Invece durante le feste di Natale e l’abbuffata di regali, dopo che, Natale dopo Natale, cercavamo di interpretare e poi registravamo con puntiglio scientifico tutte le sfumature (di desideri e ambizioni, voglie e nuove gioie) delle loro nuove età, ecco, a un certo punto (io sempre allo stesso punto) mi rendevo conto che mi stavo stancando, mi stavo annoiando, e anche loro. Bisognava prendersi cura della loro noia. Il fatto è che mi stavano addosso, troppo, questa è la verità. Gli abbracci di Marianna sul lettone, i giochi con lei e le invenzioni, le lotte con Brando, le passeggiate con entrambi e le uscite differenziate: porta Marianna alle mostre, ai musei, a teatro. Brando a giocare a calcio, al cinema e per negozi. Quando passano queste feste di Natale? Così mi riposo. E finalmente sono passate.
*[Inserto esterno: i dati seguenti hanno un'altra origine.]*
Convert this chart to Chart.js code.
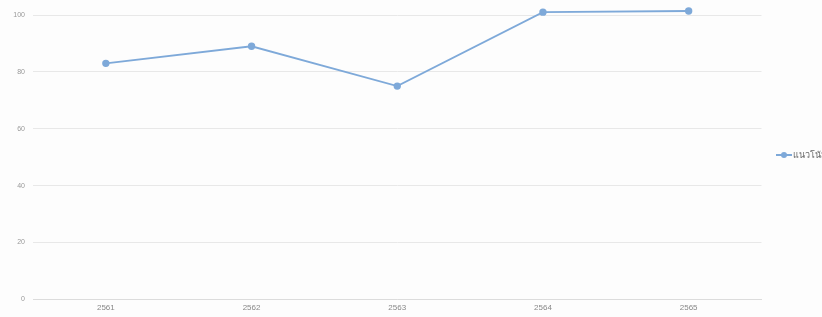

Sono grandi, i regali se li scelgono loro, alle mostre, al cinema e fare shopping ci pensano da soli e la preoccupazione di quelle ore vuote non c’è più. Ora, finalmente posso selezionare il tempo, fare cose mirate, con più qualità, per esempio andare a disturbare Marianna mentre studia. Studia sempre, sempre. Nelle ore vuote pomeridiane si sente solo la sua voce, ripete e ripete, un lungo soliloquio, blablabla. Come mi piace allora sorprenderla, e prenderla in braccio e sbaciucchiarla, fai la scimmietta, dai aggrappati come quando eri piccola. E lei mi guarda e mi dice che è stanca, è stanca soprattutto di me, la innervosisco. Ha inventato anche un misuratore di nervosismo. Una specie di bilancia, me la mostra, appena appaio con le mie richieste un braccio del bilanciere si impenna.

 

Tento allora con Brando, che studia sì ma un po’ di meno. Parlo di calcio e di nuovi brand, di musica rap e di Louise C.K. ma inutile, mi guarda come fossi il nonno: le cose di cui parlo, brand, musica e pure Louise C.K. per lui sono vecchie, passate, sono fuori tempo massimo, c’è dell’altro fuori, ma purtroppo non me accorgo, sarà la vecchiaia. Mi chiedo: ma perché non sono sdraiati? Se lo fossero potrei almeno provare a imporre, cioè imporre è brutto, provare a far passare i miei temi. E invece mi tocca sentire (quando la bilancia di Marianna è sotto tensione) affermazioni così: non sopporto la morale di padri che non si interessano mai di niente se non per tardivi e inutili sensi di colpa. Vabbè. Mi sto preparando a queste lunghe ore natalizie, sapete come? Me ne vado a Caserta. I miei abitano lì, sono anziani, ma stanno bene. Mangio con loro, gli chiedo: com’era il Natale di quaranta e passa anni fa? E loro mi raccontano dei regali che mi facevano e di quanto a volte ero scocciante perché mi annoiavo tanto, non riuscivo a finire un gioco che già ne volevo un altro. Così, a volte mentre loro parlano, penso alla vecchiaia che mi aspetta. Devo fare una faccia strana, malinconica, perché senza dirmi niente, mia mamma, mentre passa, mi fa una carezza.